All insured depositors will have full access to their insured deposits no later than Monday morning, March 13, 2023. The FDIC will pay uninsured depositors an advance dividend within the next week. Uninsured depositors will receive a receivership certificate for the remaining amount of their uninsured funds. As the FDIC sells the assets of Silicon Valley Bank, future dividend payments may be made to uninsured depositors.

March 9, 2023 to March 13, 2023 January 20, 2023 March 15, 2023


Silicon Valley Bank had 17 branches in California and Massachusetts. The main office and all branches of Silicon Valley Bank will reopen on Monday, March 13, 2023. The DINB will maintain Silicon Valley Bank’s normal business hours. Banking activities will resume no later than Monday, March 13, including on-line banking and other services. Silicon Valley Bank’s official checks will continue to clear. Under the Federal Deposit Insurance Act, the FDIC may create a DINB to ensure that customers have continued access to their insured funds.

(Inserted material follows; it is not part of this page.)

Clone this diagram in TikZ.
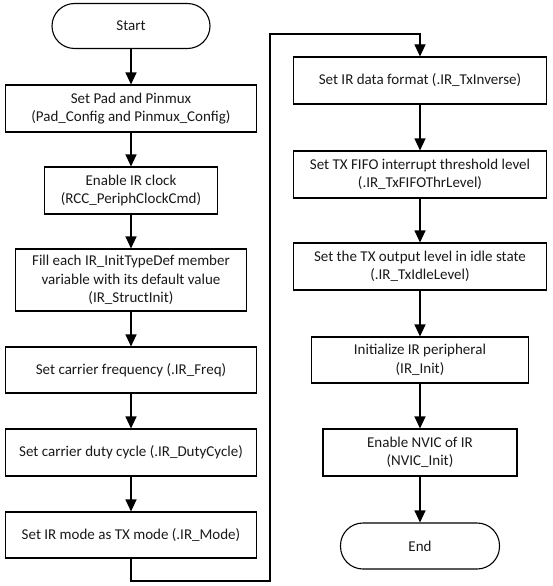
\documentclass[tikz,border=0pt]{standalone}
\usepackage{fontspec}
\setmainfont{Carlito}
\usetikzlibrary{arrows.meta}
\begin{document}
\begin{tikzpicture}[x=1pt,y=-1pt,
  box/.style={draw=black,line width=1.1pt,rectangle,inner sep=0pt,align=center,
    font=\fontsize{15pt}{18.5pt}\selectfont,text=black!90},
  term/.style={box,rounded corners=22.5pt},
  arr/.style={draw=black,line width=1.1pt,-{Triangle[length=12pt,width=11pt]}},
  link/.style={draw=black,line width=1.1pt}]
\useasboundingbox (0,0) rectangle (552,586);
% left column
\node[term,minimum width=158pt,minimum height=45pt] (start) at (131,26) {Start};
\node[box,minimum width=251pt,minimum height=47pt] (b1) at (131,108.5) {Set Pad and Pinmux\\(Pad\_Config and Pinmux\_Config)};
\node[box,minimum width=173pt,minimum height=47pt] (b2) at (131,190.5) {Enable IR clock\\(RCC\_PeriphClockCmd)};
\node[box,minimum width=231pt,minimum height=62pt] (b3) at (131,280) {Fill each IR\_InitTypeDef member\\variable with its default value\\(IR\_StructInit)};
\node[box,minimum width=251pt,minimum height=46pt] (b4) at (131,370) {Set carrier frequency (.IR\_Freq)};
\node[box,minimum width=251pt,minimum height=47pt] (b5) at (131,452.5) {Set carrier duty cycle (.IR\_DutyCycle)};
\node[box,minimum width=251pt,minimum height=46pt] (b6) at (131,535) {Set IR mode as TX mode (.IR\_Mode)};
% right column
\node[box,minimum width=253pt,minimum height=47pt] (b7) at (420,80.5) {Set IR data format (.IR\_TxInverse)};
\node[box,minimum width=253pt,minimum height=47pt] (b8) at (420,174.5) {Set TX FIFO interrupt threshold level\\(.IR\_TxFIFOThrLevel)};
\node[box,minimum width=253pt,minimum height=47pt] (b9) at (420,266.5) {Set the TX output level in idle state\\(.IR\_TxIdleLevel)};
\node[box,minimum width=217pt,minimum height=46pt] (b10) at (420,360) {Initialize IR peripheral\\(IR\_Init)};
\node[box,minimum width=194pt,minimum height=47pt] (b11) at (420,452.5) {Enable NVIC of IR\\(NVIC\_Init)};
\node[term,minimum width=159pt,minimum height=46pt] (end) at (420,546) {End};
% connectors
\draw[arr] (start.south) -- (b1.north);
\draw[arr] (b1.south) -- (b2.north);
\draw[arr] (b2.south) -- (b3.north);
\draw[arr] (b3.south) -- (b4.north);
\draw[arr] (b4.south) -- (b5.north);
\draw[arr] (b5.south) -- (b6.north);
\coordinate (c1) at (131,581);
\coordinate (c2) at (270,581);
\coordinate (c3) at (270,34);
\draw[arr] (b6.south) -- (c1) -- (c2) -- (c3) -- (c3 -| b7.north) -- (b7.north);
\draw[arr] (b7.south) -- (b8.north);
\draw[arr] (b8.south) -- (b9.north);
\draw[arr] (b9.south) -- (b10.north);
\draw[arr] (b10.south) -- (b11.north);
\draw[arr] (b11.south) -- (end.north);
\end{tikzpicture}
\end{document}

As of December 31, 2022, Silicon Valley Bank had approximately $209.0 billion in total assets and about $175.4 billion in total deposits. At the time of closing, the amount of deposits in excess of the insurance limits was undetermined. The amount of uninsured deposits will be determined once the FDIC obtains additional information from the bank and customers.

Customers with accounts in excess of $250,000 should contact the FDIC toll-free at 1-866-799-0959.


The FDIC as receiver will retain all the assets from Silicon Valley Bank for later disposition. Loan customers should continue to make their payments as usual.

Silicon Valley Bank is the first FDIC-insured institution to fail this year. The last FDIC-insured institution to close was Almena State Bank, Almena, Kansas, on October 23, 2020.